This television adaptation of the novel by former MP Chris Mullins was a television highlight from the 80s. It was actually broadcast in the period when I lived without a television and I only caught it when Channel Four rebroadcast it at Christmas time and I was home with my parents.
The cast was an amazing line up of British talent from the time but, of more importance, the story was a highly effective one that was also highly plausible in the era of Thatcher and a right wing government. My mind returned to this series when I was watching the election results come in from the General Election last week.
Ray McAnally played the left wing Labour Party leader, Harry Perkins, who wins an election on an uncompromising agenda of reform and socialist action. He wins in a landslide leading to members of the establishment wondering how this can happen. Unusually, he sets out to implement the manifesto. This is an affront to the people who are used to wielding power, regardless of who wins elections. They work behind the scenes to undermine the Prime Minister and bring down his government.
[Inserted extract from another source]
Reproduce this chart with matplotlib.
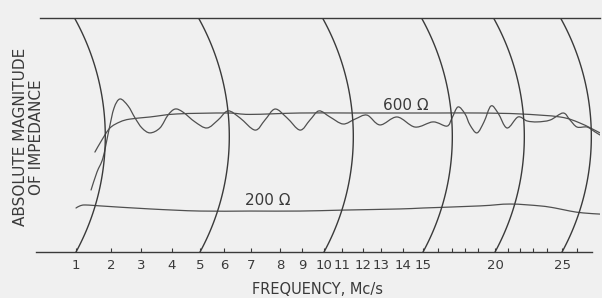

Alan MacNaughton played the Head of MI5, Marjorie Yates played the fiery left winger who was made Home Secretary and Keith Allen played the Prime Minister’s press secretary. Jim Carter played the Foreign Secretary.
I have heard the American television series, ‘The West Wing’ called liberal wish fulfillment. Well, ‘A Very British Coup’ was the 80s version of escapism for British left wingers. Back then, I watched it and though, ‘if only!’. Of course we have had Labour governments since the 80s but they seem to have had so much more in common with the establishment that they bore little resemblance to the radical and pioneering Harry Perkins.
I read the novel only in recent years and was surprised by the pessimistic ending. The television ends with more of a cliff hanger. Writer Alan Plater obviously decided that some sense of hope was needed. I think he was right. ‘A Very British Coup’ is in my hinterland. What’s in yours?